Jan Whiten, pictured here with Snowflake ‘a friendly ex-battery hen’, tells Reading Time how her love of reading children’s books led her into the exciting world of writing her own stories for children, and how Chooky-Doodle-Doo was inspired by the antics of Miss Milligan, one of her much-loved hens.
Chooky-Doodle-Doo might never have been written if it wasn’t for my husband casually asking one day if I’d like to get a few chooks. As I love animals, I was never going to say no, and soon we had a handful of feathery friends in the garden. One day when I was visiting them, Miss Milligan, a Rhode Island Red hen, did something so silly, and so adorably cute, that I thought it would make a good story. I didn’t write it down straight away, but spent a few days wondering things like, How do you write chook? And, What’s a good chooky voice? Finally I decided to play around with it and wrote the first draft in about 20 minutes, then spent the next few months refining it. I’ve enjoyed every minute I’ve spent with Chooky-Doodle-Doo.
I’ve always enjoyed writing. My primary school years were spent at a rural school in Victoria where we had one teacher, and students in all grades from one to six in one classroom. We knew each other very well. My favourite subject was English, and whenever we were allowed to write a creative story, I’d run straight home from school, eager to start. Somehow, though, the story never came out as wonderful on the paper as it had seemed in my head, but I didn’t let that minor problem stop me and kept on writing.
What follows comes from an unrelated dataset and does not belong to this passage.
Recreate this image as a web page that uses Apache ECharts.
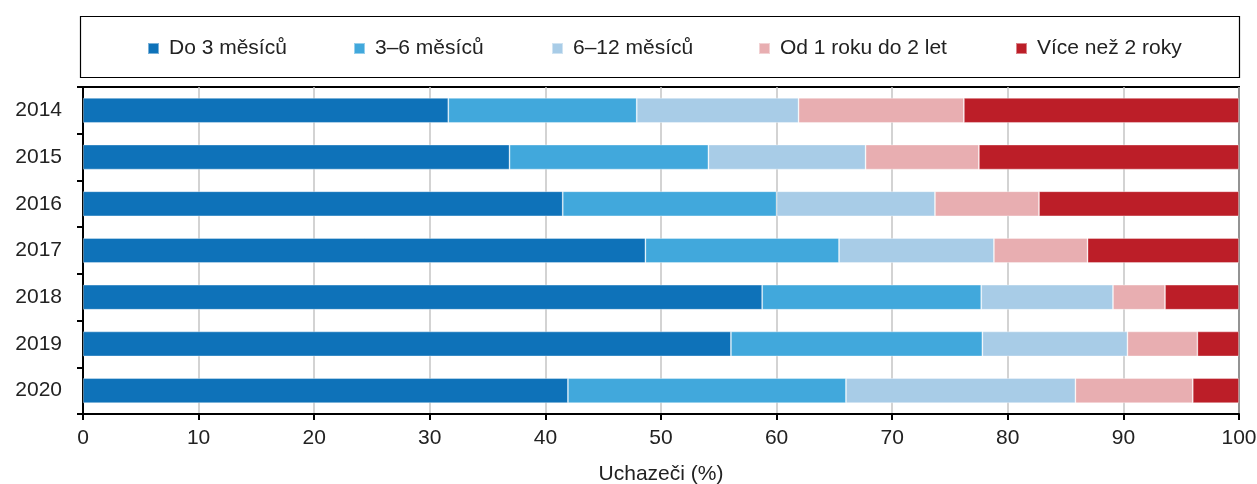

As a child I also loved reading. My collection of Ruby Ferguson’s Jill books sit proudly at the top of the bookcase, and the characters in many of the books I read then are still with me. I can clearly remember the first sad book I ever read, and crying helplessly over the death of an old cat that had been abandoned.
When my sons were young I met up with children’s books again and we spent hours reading together, delighting in finding those extra-special books to share. Bedtime cries of, ‘One more story please, Mum,’ always worked on me. On long car drives, I’d read the stories of authors like Paul Jennings out loud and we’d be laughing so hard we’d get stomach aches and watery eyes.
Over the years I experimented with different types of writing, but it was a funny line in a children’s book by Joy Cowley called Splosh about animals climbing into a hot air balloon that was my ‘aha!’ moment and I realised I wanted to write for kids. I’m not sure how often it happens that you know in less than a second exactly what you want to do, and I still wonder what would have happened if I’d never read Splosh, as now I couldn’t ever imagine not writing children’s stories.
I firmly believe in the saying, ‘A love of reading is caught and not taught’. I’m not only the aunty who gives books as presents, I’m also the aunty who will sit and enjoy the books too. That saying is also one of the reasons I enjoy visiting preschools and early learning centres. Recently I shared Chooky-Doodle-Doo with a group of young children, and when we reached the page where the rooster shows up, I asked them if they knew what kind of animal it was. One little boy became really excited and called out, ‘It’s a cock-a-doodle!’
When I’m not working (and even when I should be), you can usually find me at the end of the garden…chatting with a few old chooks.